To keep your car or truck running and looking good, it’s important to protect it from bad weather and extreme temperatures. Leaving your vehicle exposed to the elements will shorten its lifespan. Over time, the constant barrage of sun, wind, rain, and snow will affect your car’s performance and look. Protect it and help it last as long as you need it to.
Park in a Garage
The absolute best thing you can do to protect your car is to park it under some kind of cover. A garage is the best option, and a carport is a close second. If you have a garage, instead of filling it up with junk you don’t need, leave space for your cars and trucks. If you don’t have a garage, get one; it will add value to your home. A garage will keep all the wind, rain, snow, and hail off your car when you’re not driving it. It will also keep your car warmer than if it was sitting on the street.
Wash and Wax
Regularly washing and waxing your car will protect the finish from fading and cracking. It will also keep your car from rusting from the bottom up. In the winter, salt gets spread on the roads to melt ice. That salt will also melt the paint off a car given enough time. Washing the salt off regularly will keep rust away.
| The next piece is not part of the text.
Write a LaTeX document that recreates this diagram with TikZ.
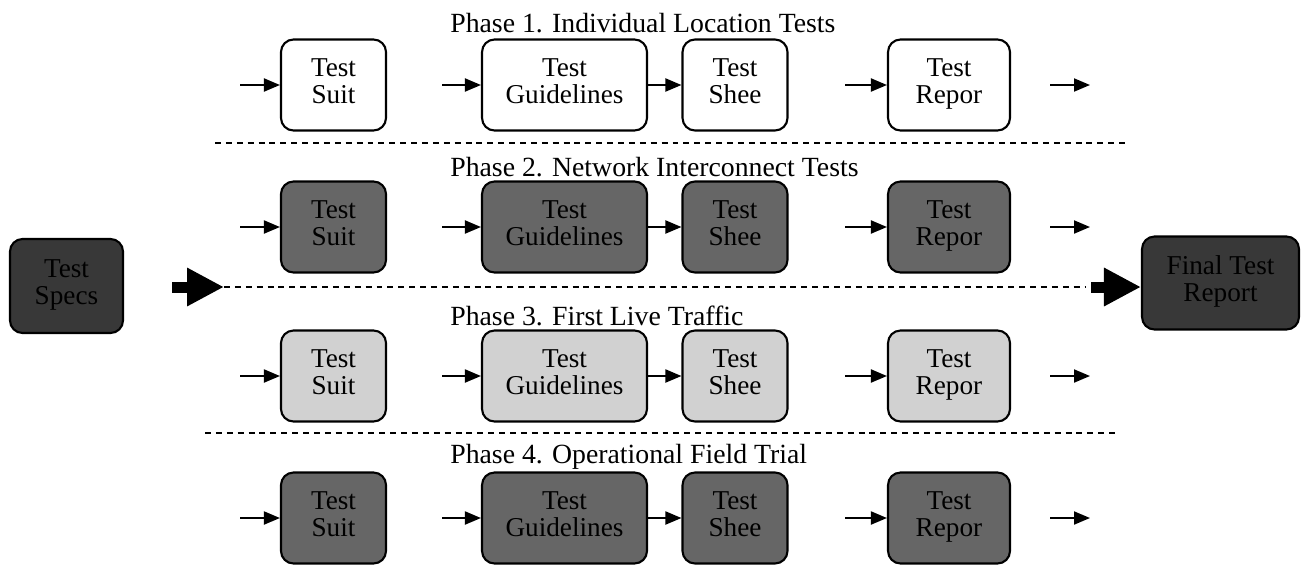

Yes—these are a real thing. A hail blanket will protect your car or truck from hail damage if you don’t have a garage to put it in. They look like a normal car cover, but they are thicker and some of them are inflatable. It makes your car look like it’s in a big shiny bubble. Hail storms tend to hit without much notice, so if you get caught and don’t have a hail blanket in the trunk, the floor mats will work in a pinch.
The best tip for protecting your car against bad weather is to slow down. Bad weather in all its forms can hit at any time. If you are out and about when it does, slow down. Adjusting your speed for conditions will protect your car from crashing into another car or guard rail on the road. The fastest way to damage your car is to crash it because you were in a hurry during a storm.
Warm it Up
Anyone that lives north of the Mason-Dixon line knows this one. When the temperatures start dropping, it’s time to start the car and let it warm up. Starting the car and letting it warm up in the cold will prevent engine wear and get all the parts ready for action. Cold metal expands, making it harder for the engine to turn on in the cold—which is why it’s so important to get it running.